What policymakers and hospital leaders can do
To help hospitals adopt these models, policymakers can direct time-limited funding options like opioid settlement funds and Rural Health Transformation Program grants to cover startup costs.
Leaders in some states are already allocating opioid settlement funds to support recommended services. Massachusetts used $21.6 million to support addiction consult services and bridge clinics at 22 hospitals. A bridge clinic in the Alameda Health System in California receives $400,000 per year in funds from Alameda County. Florida appropriated $4 million for hospital bridge programs in fiscal year 2026.

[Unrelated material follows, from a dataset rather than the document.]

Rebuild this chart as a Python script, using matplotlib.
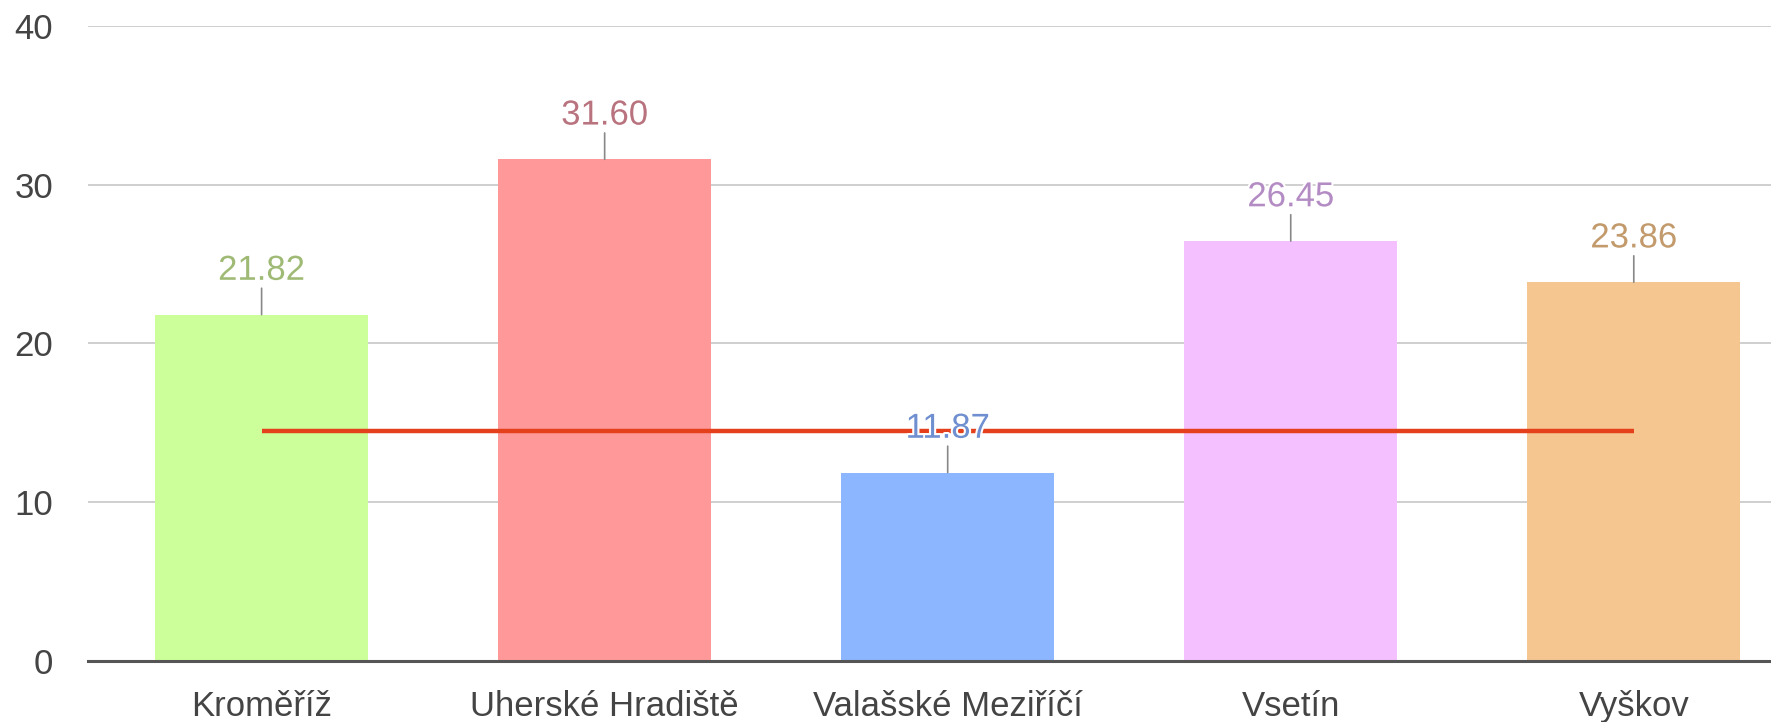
import matplotlib
matplotlib.use('Agg')
import matplotlib.pyplot as plt
import matplotlib.patheffects as pe
import numpy as np

# data
districts = ['Kroměříž', 'Uherské Hradiště', 'Valašské Meziříčí', 'Vsetín', 'Vyškov']
values = [21.82, 31.60, 11.87, 26.45, 23.86]
reference_value = 14.5
bar_colors = ['#ccff99', '#ff9999', '#8cb6ff', '#f4c0ff', '#f5c68f']
label_colors = ['#9fba74', '#b8737e', '#6f8fd0', '#b48cc4', '#c29a6c']
y_ticks = [0, 10, 20, 30, 40]

plt.rcParams['font.family'] = ['Liberation Sans', 'DejaVu Sans']

fig = plt.figure(figsize=(17.71, 7.22), dpi=100)
ax = fig.add_axes([0.0497, 0.0845, 0.9503, 0.8795])

x = np.arange(len(districts))
ax.bar(x, values, width=0.62, color=bar_colors, zorder=2)

# reference line from first to last bar centre
ax.plot([x[0], x[-1]], [reference_value, reference_value], color='#e4401c',
        linewidth=3.2, solid_capstyle='butt', zorder=3)

for xi, v, c in zip(x, values, label_colors):
    # leader line
    ax.annotate('', xy=(xi, v), xytext=(0, 19), textcoords='offset points',
                arrowprops=dict(arrowstyle='-', color='#888888', lw=1.2,
                                shrinkA=0, shrinkB=0), zorder=4)
    ax.annotate(f'{v:.2f}', xy=(xi, v), xytext=(0, 20), textcoords='offset points',
                ha='center', va='bottom', fontsize=25, color=c, zorder=5,
                path_effects=[pe.withStroke(linewidth=3, foreground='white')])

ax.set_xlim(-0.506, 4.40)
ax.set_ylim(0, 40)
ax.set_yticks(y_ticks)
ax.set_xticks(x)
ax.set_xticklabels(districts)
ax.tick_params(axis='both', length=0, labelsize=25, labelcolor='#444444')
ax.tick_params(axis='y', pad=25)
ax.tick_params(axis='x', pad=21)

ax.grid(axis='y', color='#cccccc', linewidth=1.3, zorder=0)
ax.set_axisbelow(True)
for s in ['top', 'right', 'left']:
    ax.spines[s].set_visible(False)
ax.spines['bottom'].set_color('#555555')
ax.spines['bottom'].set_linewidth(2.2)
ax.spines['bottom'].set_zorder(6)

fig.savefig('out.png', dpi=100)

Funds from the Rural Health Transformation Program, a new federal grant effort designed to support state initiatives to improve healthcare quality in rural communities, also can help. Many states included substance use and behavioral health initiatives in their applications. Pennsylvania plans to fund a statewide telemedicine bridge clinic, and Rhode Island seeks to fund a bridge clinic and addiction consult services in four rural hospitals. States may be able to include these services within a behavioral health initiative depending on their approved application with the Centers for Medicare & Medicaid Services.
With proper startup funding, hospital leaders can use newly released ASAM implementation guidance to select the most effective approach for their settings, as well as to develop strategies for building staff buy-in, educating providers, and planning workflows. The guidance also offers important insights about how to sustain these programs over time with billing systems and general funds.
By working together, state and hospital leaders can reduce readmissions, save money, and help people with SUDs live healthier lives.
Rob Siebers is an associate I with The Pew Charitable Trusts’ substance use prevention and treatment initiative. Frances McGaffey formerly worked at Pew on the same initiative.